Entonces hizo venir a todos sus amigos y les dijo: «No puedo conciliar el sueño y me siento desfallecer.
Yo me pregunto cómo he llegado al estado de aflicción y de amargura en que ahora me encuentro, yo que era generoso y amado mientras ejercía el poder.
Pero ahora caigo en la cuenta de los males que causé en Jerusalén, cuando robé los objetos de plata y oro que había allí y mandé exterminar sin motivo a los habitantes de Judá.

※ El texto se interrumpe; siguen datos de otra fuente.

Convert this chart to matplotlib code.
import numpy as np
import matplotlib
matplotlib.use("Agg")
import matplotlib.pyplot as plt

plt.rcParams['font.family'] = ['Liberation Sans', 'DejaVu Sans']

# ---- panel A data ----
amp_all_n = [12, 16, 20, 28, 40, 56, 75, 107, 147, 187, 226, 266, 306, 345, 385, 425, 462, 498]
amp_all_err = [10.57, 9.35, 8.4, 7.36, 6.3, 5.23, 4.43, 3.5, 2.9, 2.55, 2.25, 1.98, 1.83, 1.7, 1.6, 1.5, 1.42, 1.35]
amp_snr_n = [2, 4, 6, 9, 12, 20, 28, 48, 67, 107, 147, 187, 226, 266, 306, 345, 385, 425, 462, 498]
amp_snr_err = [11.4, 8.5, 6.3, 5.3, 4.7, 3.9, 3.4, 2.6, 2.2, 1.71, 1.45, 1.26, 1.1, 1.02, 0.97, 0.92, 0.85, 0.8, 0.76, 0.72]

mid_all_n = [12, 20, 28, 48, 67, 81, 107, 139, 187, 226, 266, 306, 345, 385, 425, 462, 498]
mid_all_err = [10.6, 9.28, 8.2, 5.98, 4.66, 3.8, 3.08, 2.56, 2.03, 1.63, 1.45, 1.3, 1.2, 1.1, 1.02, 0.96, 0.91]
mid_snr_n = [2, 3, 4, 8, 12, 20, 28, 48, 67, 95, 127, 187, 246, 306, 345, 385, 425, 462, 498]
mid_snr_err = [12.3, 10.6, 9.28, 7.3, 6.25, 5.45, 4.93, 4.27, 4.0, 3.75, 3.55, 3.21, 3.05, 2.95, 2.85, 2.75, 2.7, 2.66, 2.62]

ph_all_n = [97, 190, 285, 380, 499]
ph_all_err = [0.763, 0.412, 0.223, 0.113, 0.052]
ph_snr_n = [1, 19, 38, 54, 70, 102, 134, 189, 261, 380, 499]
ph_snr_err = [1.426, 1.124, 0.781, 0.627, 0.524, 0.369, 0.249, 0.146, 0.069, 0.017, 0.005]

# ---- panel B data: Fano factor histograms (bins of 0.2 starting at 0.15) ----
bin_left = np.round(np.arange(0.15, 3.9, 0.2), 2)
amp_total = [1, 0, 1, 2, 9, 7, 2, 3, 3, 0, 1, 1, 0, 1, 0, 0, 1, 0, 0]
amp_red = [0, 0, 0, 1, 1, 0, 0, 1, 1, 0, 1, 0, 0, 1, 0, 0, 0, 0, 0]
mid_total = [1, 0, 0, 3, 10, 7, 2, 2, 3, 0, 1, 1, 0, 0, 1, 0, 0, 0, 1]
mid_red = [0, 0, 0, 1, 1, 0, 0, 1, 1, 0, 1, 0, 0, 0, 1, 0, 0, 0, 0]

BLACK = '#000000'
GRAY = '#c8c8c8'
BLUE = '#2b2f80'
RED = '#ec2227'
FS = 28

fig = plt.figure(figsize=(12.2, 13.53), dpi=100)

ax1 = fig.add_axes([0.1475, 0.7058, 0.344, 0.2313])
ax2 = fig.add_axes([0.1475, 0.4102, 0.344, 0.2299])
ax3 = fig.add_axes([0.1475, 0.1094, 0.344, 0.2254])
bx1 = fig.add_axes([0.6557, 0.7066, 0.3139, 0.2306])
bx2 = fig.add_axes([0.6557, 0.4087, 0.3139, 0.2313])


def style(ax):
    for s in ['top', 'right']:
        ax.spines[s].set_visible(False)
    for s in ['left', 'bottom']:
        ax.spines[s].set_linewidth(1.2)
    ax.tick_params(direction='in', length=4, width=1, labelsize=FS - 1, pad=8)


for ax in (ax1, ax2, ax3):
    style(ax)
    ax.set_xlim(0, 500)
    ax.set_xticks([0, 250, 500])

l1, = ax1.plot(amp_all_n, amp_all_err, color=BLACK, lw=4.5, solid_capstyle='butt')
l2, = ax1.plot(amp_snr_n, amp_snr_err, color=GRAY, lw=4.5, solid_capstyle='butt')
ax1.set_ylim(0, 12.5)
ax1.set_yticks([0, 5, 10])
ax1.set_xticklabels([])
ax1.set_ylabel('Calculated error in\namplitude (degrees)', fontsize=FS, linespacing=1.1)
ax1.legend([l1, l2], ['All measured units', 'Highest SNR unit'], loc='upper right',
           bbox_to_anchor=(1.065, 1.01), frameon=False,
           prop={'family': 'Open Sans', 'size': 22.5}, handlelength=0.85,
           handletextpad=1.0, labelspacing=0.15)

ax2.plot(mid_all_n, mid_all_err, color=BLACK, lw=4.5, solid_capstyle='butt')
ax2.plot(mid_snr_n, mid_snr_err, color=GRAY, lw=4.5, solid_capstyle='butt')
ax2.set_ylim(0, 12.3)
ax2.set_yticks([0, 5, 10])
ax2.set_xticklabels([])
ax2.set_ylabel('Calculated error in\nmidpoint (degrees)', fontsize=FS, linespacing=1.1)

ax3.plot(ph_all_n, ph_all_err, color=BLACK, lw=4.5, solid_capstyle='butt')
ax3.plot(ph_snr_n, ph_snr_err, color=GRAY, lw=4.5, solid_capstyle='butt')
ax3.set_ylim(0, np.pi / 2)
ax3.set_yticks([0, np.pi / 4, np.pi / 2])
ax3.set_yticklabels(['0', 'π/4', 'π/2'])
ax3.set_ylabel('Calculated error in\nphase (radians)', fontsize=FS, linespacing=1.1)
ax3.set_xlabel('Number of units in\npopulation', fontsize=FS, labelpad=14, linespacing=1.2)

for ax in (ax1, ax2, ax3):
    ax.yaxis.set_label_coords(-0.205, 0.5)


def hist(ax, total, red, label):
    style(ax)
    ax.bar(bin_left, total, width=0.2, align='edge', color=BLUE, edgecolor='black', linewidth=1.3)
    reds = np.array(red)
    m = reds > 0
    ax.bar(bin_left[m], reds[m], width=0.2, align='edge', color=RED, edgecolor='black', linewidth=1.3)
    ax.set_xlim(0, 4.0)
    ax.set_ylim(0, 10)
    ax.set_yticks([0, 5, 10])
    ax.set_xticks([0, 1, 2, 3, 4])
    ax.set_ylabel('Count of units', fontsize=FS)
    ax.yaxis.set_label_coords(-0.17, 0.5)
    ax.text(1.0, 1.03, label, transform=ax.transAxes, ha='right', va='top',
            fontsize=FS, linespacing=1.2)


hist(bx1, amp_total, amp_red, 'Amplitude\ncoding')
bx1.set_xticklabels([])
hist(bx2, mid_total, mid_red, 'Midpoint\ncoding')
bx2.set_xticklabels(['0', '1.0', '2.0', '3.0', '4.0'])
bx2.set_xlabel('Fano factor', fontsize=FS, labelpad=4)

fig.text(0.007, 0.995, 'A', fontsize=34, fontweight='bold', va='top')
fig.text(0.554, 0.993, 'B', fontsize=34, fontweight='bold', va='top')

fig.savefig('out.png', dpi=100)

Reconozco que por eso me suceden todos estos males y muero de pesadumbre en tierra extranjera».
Salmo
Del maestro de coro. Para oboes y arpa. Salmo de David. Acción de gracias por la justicia de Dios
[Alef] Te doy gracias, Señor, de todo corazón
y proclamaré todas tus maravillas
Quiero alegrarme y regocijarme en ti,
y cantar himnos a tu Nombre, Altísimo.
[Bet] Cuando retrocedían mis enemigos,
tropezaron y perecieron delante de ti,
porque tú defendiste mi derecho y mi causa,
sentándote en el trono como justo Juez.
[Guímel] Escarmentaste a las naciones,
destruiste a los impíos y borraste sus nombres para siempre;
desapareció el enemigo: es una ruina irreparable;
arrasaste las ciudades, y se perdió hasta su recuerdo
[He] Pero el Señor reina eternamente
y establece su trono para el juicio:
él gobierna al mundo con justicia
y juzga con rectitud a las naciones.
[Vau] El Señor es un baluarte para el oprimido,
un baluarte en los momentos de peligro.
¡Confíen en ti los que veneran tu Nombre,
porque tú no abandonas a los que te buscan!
[Zain] Canten al Señor, que reina en Sión,
proclamen entre los pueblos sus proezas.
Porque él pide cuenta de la sangre,
se acuerda de los pobres y no olvida su clamor.
[Jet] El Señor se apiadó de mí, contempló mi aflicción;
me tomó y me alzó de las puertas de la Muerte,
para que pudiera proclamar sus alabanzas
y alegrarme por su victoria en las puertas de Sión.
[Tet] Los pueblos se han hundido en la fosa que abrieron,
su pie quedó atrapado en la red que ocultaron.
El Señor se dio a conocer, hizo justicia,
y el impío se enredó en sus propias obras.
[Iod] Vuelvan al Abismo los malvados,
todos los pueblos que se olvidan de Dios.
[Caf] Porque el pobre no será olvidado para siempre
ni se malogra eternamente la esperanza del humilde.
¡Levántate, Señor!
que los hombres no se envanezcan,
y las naciones sean juzgadas en tu presencia.
Infúndeles pánico, Señor,
para que aprendan que no son más que hombres.
Evangelio del día
San Lucas 20, 27-40
Se le acercaron algunos saduceos, que niegan la resurrección,
y le dijeron: «Maestro, Moisés nos ha ordenado: «Si alguien está casado y muere sin tener hijos, que su hermano, para darle descendencia, se case con la viuda».
Ahora bien, había siete hermanos. El primero se casó y murió sin tener hijos.
El segundo
se casó con la viuda, y luego el tercero. Y así murieron los siete sin dejar descendencia.
Finalmente, también murió la mujer.
Cuando resuciten los muertos, ¿de quién será esposa, ya que los siete la tuvieron por mujer?».
Jesús les respondió: «En este mundo los hombres y las mujeres se casa,
pero los que sean juzgados dignos de participar del mundo futuro y de la resurrección, no se casarán.
Ya no pueden morir, porque son semejantes a los ángeles y son hijos de Dios, al ser hijos de la resurrección.
Que los muertos van resucitar, Moisés lo ha dado a entender en el pasaje de la zarza, cuando llama al Señor el Dios de Abraham, el Dios de Isaac y el Dios de Jacob.
Porque él no es Dios de muertos, sino de vivientes; todos, en efecto, viven para él».
Tomando la palabra, algunos escribas le dijeron: «Maestro, has hablado bien».
Y ya no se atrevían a preguntarle nada.